Он кажется таким изящным и увлекательным в своём строгом пальто с красными маками, весь отдавшийся стремительному ритму бешеных слов и блестящих метафор, которыми он сметает все возражения.
Мой взгляд скользит по серым стенам и опять возвращается к этим цветам, к огню, которым горит его лицо и от которого зажигается моё сердце…»
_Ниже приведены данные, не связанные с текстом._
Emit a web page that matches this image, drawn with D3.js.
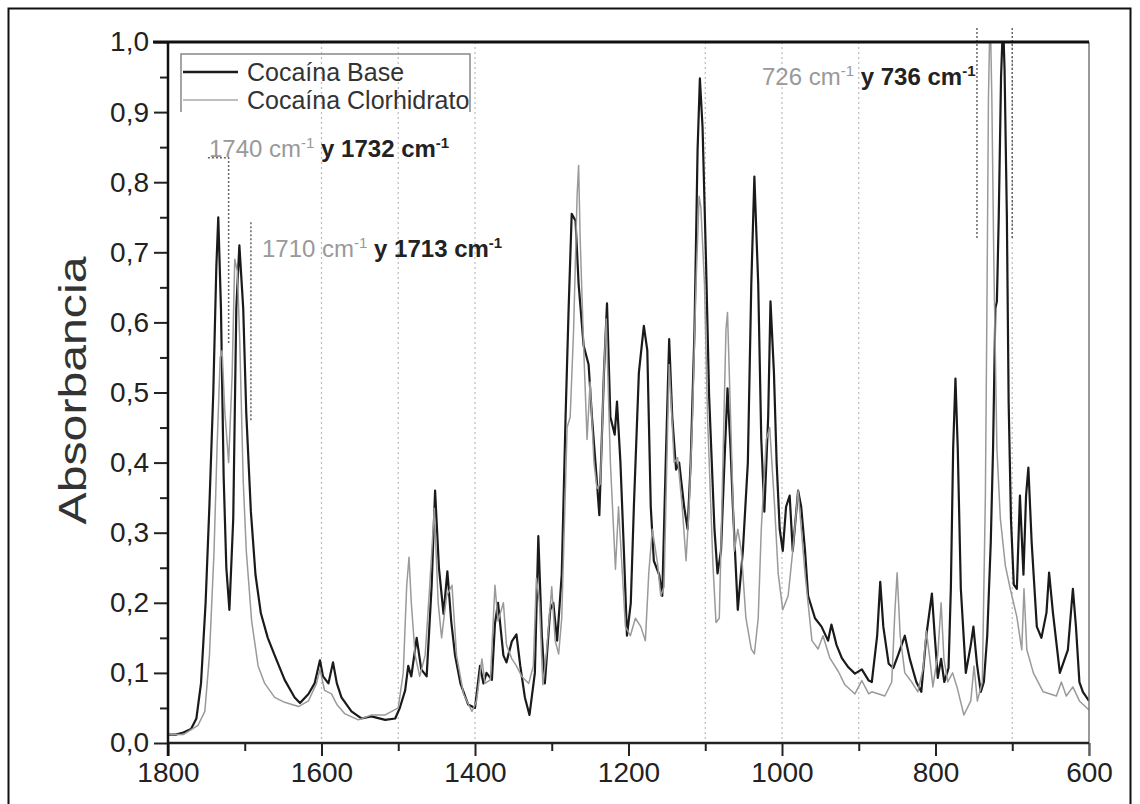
<!DOCTYPE html>
<html>
<head>
<meta charset="utf-8">
<script src="https://cdn.jsdelivr.net/npm/d3@7"></script>
<style>
  body { margin: 0; background: #fff; }
  svg { font-family: "Liberation Sans", Arial, sans-serif; }
</style>
</head>
<body>
<div class="chart"></div>
<script>
// spectra: [wavenumber cm-1, absorbance]
var cocainaBase = [
  [1800,0.012],[1790,0.012],[1780,0.015],[1770,0.02],[1763,0.035],[1757,0.085],[1751,0.2],[1746,0.34],
  [1741,0.5],[1737,0.68],[1734.5,0.75],[1731,0.62],[1727.5,0.38],[1724,0.25],[1720,0.19],[1715,0.32],
  [1711,0.62],[1707,0.71],[1702,0.62],[1698,0.47],[1692,0.33],[1686,0.24],[1679,0.185],[1670,0.15],
  [1661,0.125],[1648,0.09],[1635,0.065],[1628,0.057],[1617,0.07],[1609,0.085],[1602,0.118],[1598,0.095],
  [1591,0.085],[1585,0.115],[1580,0.085],[1574,0.065],[1561,0.045],[1548,0.035],[1535,0.038],[1517,0.033],
  [1504,0.035],[1498,0.05],[1491,0.075],[1487,0.11],[1483,0.095],[1476,0.15],[1470,0.105],[1463,0.095],
  [1456.5,0.224],[1452,0.36],[1447,0.25],[1441,0.184],[1436,0.245],[1431,0.174],[1426,0.125],[1419,0.085],
  [1409,0.055],[1400,0.05],[1393.5,0.11],[1389,0.085],[1385,0.1],[1378,0.09],[1374,0.17],[1370,0.2],
  [1363,0.125],[1359,0.115],[1352,0.145],[1346,0.155],[1341,0.11],[1335,0.065],[1329,0.04],[1322,0.1],
  [1317.5,0.295],[1313,0.155],[1309,0.085],[1302,0.19],[1298,0.2],[1293,0.146],[1287,0.24],[1282,0.465],
  [1278,0.62],[1274,0.755],[1269,0.745],[1265,0.655],[1258.5,0.567],[1252,0.54],[1247.6,0.465],[1241,0.37],
  [1238,0.325],[1232,0.528],[1228,0.627],[1223.6,0.465],[1218,0.44],[1215,0.487],[1210.5,0.4],[1206,0.274],
  [1202,0.153],[1197,0.2],[1193,0.337],[1186.5,0.528],[1180,0.595],[1175.5,0.56],[1171,0.337],[1167,0.26],
  [1160,0.24],[1156,0.21],[1151.5,0.4],[1147,0.576],[1143,0.465],[1138,0.39],[1134,0.4],[1127.5,0.337],
  [1123,0.305],[1119,0.4],[1114,0.59],[1110,0.846],[1107,0.948],[1103.5,0.878],[1099,0.687],[1095,0.496],
  [1088,0.305],[1084,0.242],[1079.5,0.274],[1075,0.4],[1071,0.506],[1067,0.42],[1064,0.337],[1057.6,0.19],
  [1051,0.274],[1044.5,0.4],[1040,0.655],[1036,0.808],[1031,0.655],[1027,0.433],[1023,0.33],[1018,0.465],
  [1015,0.63],[1010.5,0.528],[1007,0.4],[1003,0.305],[999,0.274],[994.7,0.337],[990,0.353],[986,0.274],
  [979,0.36],[975,0.337],[970,0.274],[966,0.21],[957,0.178],[948.5,0.166],[940,0.146],[935.6,0.169],
  [929,0.14],[922,0.121],[913.5,0.108],[905,0.099],[896,0.105],[887,0.089],[883,0.087],[876,0.153],
  [872,0.23],[868,0.166],[861,0.113],[855,0.107],[848.5,0.126],[840,0.153],[833.5,0.12],[825,0.087],
  [818.5,0.073],[812,0.153],[808,0.186],[804.7,0.213],[801,0.153],[797,0.093],[792.7,0.12],[788.5,0.087],
  [783,0.107],[780,0.22],[777,0.42],[774,0.52],[771,0.42],[767,0.22],[760.5,0.1],[754,0.14],
  [750.6,0.166],[746,0.113],[741,0.073],[737,0.087],[732.6,0.153],[728,0.286],[725,0.42],[722,0.62],
  [720,0.63],[717.6,0.75],[714.6,0.95],[712,1.03],[710,0.96],[707,0.75],[704.7,0.486],[701.7,0.32],
  [698,0.226],[694,0.22],[690,0.353],[685.4,0.24],[682,0.353],[679,0.393],[674.7,0.286],[668,0.166],
  [662,0.15],[655.4,0.186],[652,0.243],[647,0.186],[638,0.1],[627.5,0.133],[621,0.22],[617,0.166],
  [612.5,0.087],[608,0.073],[600,0.06]
];

var cocainaClorhidrato = [
  [1800,0.012],[1780,0.012],[1761,0.025],[1752,0.045],[1746,0.125],[1740,0.274],[1736,0.424],[1732,0.55],
  [1729.5,0.56],[1726,0.473],[1721,0.4],[1716.5,0.523],[1713,0.69],[1709.6,0.673],[1706.5,0.573],[1702,0.374],
  [1698,0.274],[1691,0.174],[1682.6,0.11],[1674,0.085],[1661,0.065],[1648,0.058],[1630,0.052],[1617,0.06],
  [1606.5,0.085],[1602,0.105],[1596,0.075],[1587,0.07],[1580,0.055],[1570,0.042],[1552,0.033],[1535,0.04],
  [1517,0.04],[1500,0.05],[1493.5,0.1],[1489,0.224],[1486,0.265],[1483,0.2],[1478,0.125],[1472,0.095],
  [1465,0.125],[1459,0.224],[1453,0.335],[1448,0.2],[1443.5,0.15],[1437,0.21],[1430,0.225],[1424,0.125],
  [1415,0.07],[1404,0.045],[1398,0.06],[1391,0.12],[1387,0.085],[1380,0.09],[1374,0.225],[1370,0.174],
  [1363,0.2],[1359,0.14],[1352,0.12],[1346,0.11],[1339,0.095],[1330,0.085],[1324,0.11],[1320,0.235],
  [1316,0.2],[1311.6,0.083],[1307,0.127],[1300,0.223],[1295.6,0.146],[1291,0.127],[1287,0.178],[1282,0.37],
  [1280,0.45],[1276,0.465],[1271.5,0.59],[1267,0.78],[1265,0.824],[1263,0.72],[1258.5,0.567],[1254,0.433],
  [1250,0.515],[1245,0.4],[1241,0.363],[1236.6,0.37],[1232,0.528],[1229,0.605],[1223.6,0.4],[1217,0.248],
  [1213,0.337],[1208,0.242],[1204,0.166],[1197.6,0.153],[1191,0.178],[1184,0.166],[1178,0.146],[1173.6,0.242],
  [1169,0.305],[1162,0.255],[1158,0.21],[1153.7,0.223],[1149,0.45],[1147,0.54],[1140.5,0.4],[1136,0.407],
  [1130,0.337],[1125,0.26],[1121,0.337],[1116.6,0.465],[1112,0.655],[1108,0.78],[1105.7,0.764],[1101,0.655],
  [1097,0.465],[1090,0.255],[1086,0.172],[1081.7,0.178],[1077,0.4],[1073,0.59],[1071,0.614],[1067,0.465],
  [1062,0.274],[1057.6,0.305],[1053,0.274],[1047,0.178],[1040,0.134],[1036,0.127],[1031,0.178],[1027,0.305],
  [1020.5,0.433],[1016,0.45],[1009.6,0.337],[1005,0.242],[999,0.19],[992,0.21],[986,0.274],[979,0.36],
  [970,0.242],[961,0.146],[953,0.134],[946.6,0.153],[937.6,0.121],[926.6,0.102],[918,0.083],[905,0.07],
  [896,0.089],[887,0.07],[883,0.073],[866,0.067],[857,0.087],[853,0.186],[850,0.243],[846,0.153],
  [840,0.1],[831,0.087],[823,0.073],[816,0.107],[812,0.16],[808,0.126],[803.4,0.08],[797,0.126],
  [792.7,0.2],[789,0.12],[784,0.087],[777.7,0.1],[772,0.08],[763,0.04],[754,0.06],[749.8,0.11],
  [745.5,0.06],[739,0.087],[735,0.353],[733,0.62],[731,0.92],[728.8,1.05],[726.6,0.92],[724,0.686],
  [720,0.42],[715.5,0.32],[709,0.253],[702.6,0.22],[694,0.18],[687.6,0.133],[684.7,0.22],[681,0.133],
  [672.5,0.1],[659.7,0.073],[642.5,0.067],[636,0.087],[629.6,0.067],[621,0.08],[612.5,0.06],[600,0.047]
];

var seriesNames = ["Cocaína Base", "Cocaína Clorhidrato"];
var xMajorTicks = [1800, 1600, 1400, 1200, 1000, 800, 600];
var xMinorTicks = [1700, 1500, 1300, 1100, 900, 700];
var yMajorTicks = [0, 0.1, 0.2, 0.3, 0.4, 0.5, 0.6, 0.7, 0.8, 0.9, 1.0];
var yMinorTicks = [0.05, 0.15, 0.25, 0.35, 0.45, 0.55, 0.65, 0.75, 0.85, 0.95];
var gridLines = [1600, 1500, 1400, 1100, 1000, 900, 700];

// setting up the chart
var widthSVG = 1140;
var heightSVG = 804;
var margins = { top: 42, right: 51, bottom: 61, left: 168 };
var width = widthSVG - margins.left - margins.right;
var height = heightSVG - margins.top - margins.bottom;

var svg = d3.select(".chart").append("svg")
  .attr("width", widthSVG)
  .attr("height", heightSVG);

// outer frame of the figure
svg.append("rect")
  .attr("x", 8.5).attr("y", 8.5)
  .attr("width", 1122).attr("height", 820)
  .attr("fill", "none")
  .attr("stroke", "#111")
  .attr("stroke-width", 2);

var g = svg.append("g")
  .attr("transform", `translate(${margins.left}, ${margins.top})`);

var x = d3.scaleLinear().domain([1800, 600]).range([0, width]);
var y = d3.scaleLinear().domain([0, 1]).range([height, 0]);

g.append("clipPath").attr("id", "plotClip")
  .append("rect").attr("x", 0).attr("y", 0).attr("width", width).attr("height", height);

// dotted vertical guides
g.selectAll(".grid")
  .data(gridLines)
  .enter().append("line")
  .attr("class", "grid")
  .attr("x1", d => x(d)).attr("x2", d => x(d))
  .attr("y1", 0).attr("y2", height)
  .attr("stroke", "#bbb")
  .attr("stroke-width", 1.2)
  .attr("stroke-dasharray", "2,3");

// annotation markers (dotted)
var markerStyle = sel => sel.attr("stroke", "#666").attr("stroke-width", 1.5).attr("stroke-dasharray", "2,2").attr("fill", "none");
g.append("path")
  .attr("d", `M${x(1748)},${y(0.835)} H${x(1721)} V${y(0.57)}`)
  .call(markerStyle);
g.append("line")
  .attr("x1", x(1692)).attr("x2", x(1692))
  .attr("y1", y(0.743)).attr("y2", y(0.46))
  .call(markerStyle);
[746, 700].forEach(function (w) {
  g.append("line")
    .attr("x1", x(w)).attr("x2", x(w))
    .attr("y1", y(1.02)).attr("y2", y(0.72))
    .call(markerStyle);
});

// spectra
var line = d3.line()
  .x(d => x(d[0]))
  .y(d => y(d[1]));

g.append("path")
  .datum(cocainaBase)
  .attr("clip-path", "url(#plotClip)")
  .attr("fill", "none")
  .attr("stroke", "#1a1a1a")
  .attr("stroke-width", 2.2)
  .attr("stroke-linejoin", "round")
  .attr("d", line);

g.append("path")
  .datum(cocainaClorhidrato)
  .attr("clip-path", "url(#plotClip)")
  .attr("fill", "none")
  .attr("stroke", "#9a9a9a")
  .attr("stroke-width", 1.5)
  .attr("stroke-linejoin", "round")
  .attr("d", line);

// axes
var commaFmt = d => d3.format(".1f")(d).replace(".", ",");

g.append("g")
  .attr("transform", `translate(0, ${height})`)
  .call(d3.axisBottom(x).tickValues(xMajorTicks).tickSize(13).tickPadding(6).tickFormat(d3.format("d")));
g.append("g")
  .attr("transform", `translate(0, ${height})`)
  .call(d3.axisBottom(x).tickValues(xMinorTicks).tickSize(8).tickFormat(""));

g.append("g")
  .call(d3.axisLeft(y).tickValues(yMajorTicks).tickSize(14).tickPadding(5).tickFormat(commaFmt));
g.append("g")
  .call(d3.axisLeft(y).tickValues(yMinorTicks).tickSize(8).tickFormat(""));

g.selectAll(".domain").remove();
g.selectAll(".tick line").attr("stroke", "#222").attr("stroke-width", 2);
g.selectAll(".tick text")
  .attr("fill", "#222")
  .style("font-family", "'Liberation Sans', Arial, sans-serif")
  .style("font-size", "28px");

// frame of the plot
g.append("line").attr("x1", width).attr("x2", width).attr("y1", 0).attr("y2", height + 13)
  .attr("stroke", "#777").attr("stroke-width", 1.5);
g.append("line").attr("x1", 0).attr("x2", width).attr("y1", height).attr("y2", height)
  .attr("stroke", "#222").attr("stroke-width", 2.5);
g.append("line").attr("x1", 0).attr("x2", 0).attr("y1", 0).attr("y2", height + 13)
  .attr("stroke", "#111").attr("stroke-width", 2.5);
g.append("line").attr("x1", -15).attr("x2", width).attr("y1", 0).attr("y2", 0)
  .attr("stroke", "#111").attr("stroke-width", 3);

// y axis title
g.append("text")
  .attr("transform", `translate(${-82}, ${height / 2 - 2}) rotate(-90)`)
  .attr("text-anchor", "middle")
  .attr("fill", "#333")
  .attr("textLength", 268)
  .attr("lengthAdjust", "spacingAndGlyphs")
  .style("font-size", "38px")
  .text("Absorbancia");

// legend
var legend = g.append("g").attr("transform", "translate(13, 12)");
legend.append("path")
  .attr("d", "M0,58 V0 H289 V58")
  .attr("fill", "none").attr("stroke", "#888").attr("stroke-width", 1.5);
var legendColors = ["#1a1a1a", "#aaa"];
var legendWidths = [2.5, 1.5];
seriesNames.forEach(function (name, i) {
  var ly = 18 + i * 28;
  legend.append("line")
    .attr("x1", 2).attr("x2", 57).attr("y1", ly).attr("y2", ly)
    .attr("stroke", legendColors[i]).attr("stroke-width", legendWidths[i]);
  legend.append("text")
    .attr("x", 66).attr("y", ly + 9)
    .attr("fill", "#333")
    .style("font-size", "25px")
    .text(name);
});

// peak annotations
var notes = [
  { x: 209, y: 157, clor: "1740", base: "1732" },
  { x: 262, y: 257, clor: "1710", base: "1713" },
  { x: 762, y: 85, clor: "726", base: "736" }
];
notes.forEach(function (n) {
  var t = svg.append("text")
    .attr("x", n.x).attr("y", n.y)
    .style("font-size", "24px");
  t.append("tspan").attr("fill", "#999").text(n.clor + " cm");
  t.append("tspan").attr("fill", "#999").attr("dy", -9).style("font-size", "15px").text("-1");
  t.append("tspan").attr("fill", "#222").attr("dy", 9).style("font-weight", "bold").text(" y " + n.base + " cm");
  t.append("tspan").attr("fill", "#222").attr("dy", -9).style("font-size", "15px").style("font-weight", "bold").text("-1");
});
</script>
</body>
</html>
И Софья Михайловна, и Нина Николаевна рассказывали мне о петроградской поэтессе Татьяне Вечорке, которая приехала в грузинскую столицу в конце 1917 года и организовала поэтическое дружество «Альфа-Лира», которое подруги посещали. Особенно подружилась с Татьяной Вечоркой Софья Михайловна. Фотография поэтессы времён просуществовавшей около года «Альфа-Лиры» стояла на её письменном столе. Софья Михайловна была дружна с дочкой Вечорки – литератором Лидией Либединской, которая одарила свою маму четырьмя внуками и, приезжая в Тбилиси, нередко останавливалась у маминой подруги. Естественно, расспрашивала я и о футуристах. Софья Михайловна рассказала, что Татьяна Вечорка была увлечена А. Кручёных, чего она сама понять не могла, а Нина Николаевна вспоминала, как всегда голодный Кручёных приходил обедать к её далёкой от поэзии сестре, у которой всегда имелась сытная еда. Про литературное творчество мужа Софьи Михайловны я тогда не знала, да и услышав, что он пишет стихи, не сразу ими заинтересовалась. Дмитрий Петрович Гордеев, муж Нины Николаевны, привлёк меня тем, что печатал в журнале “Ars” обзоры деятельности футуристов в Грузии, а сам был братом харьковского поэта-футуриста Богдана Божидара. Друзья Нины Николаевны рассказывали мне, что в 1937 году Дмитрия Петровича арестовали. Нина Николаевна написала письмо вождю и случилось чудо. Его вернули домой с этапа.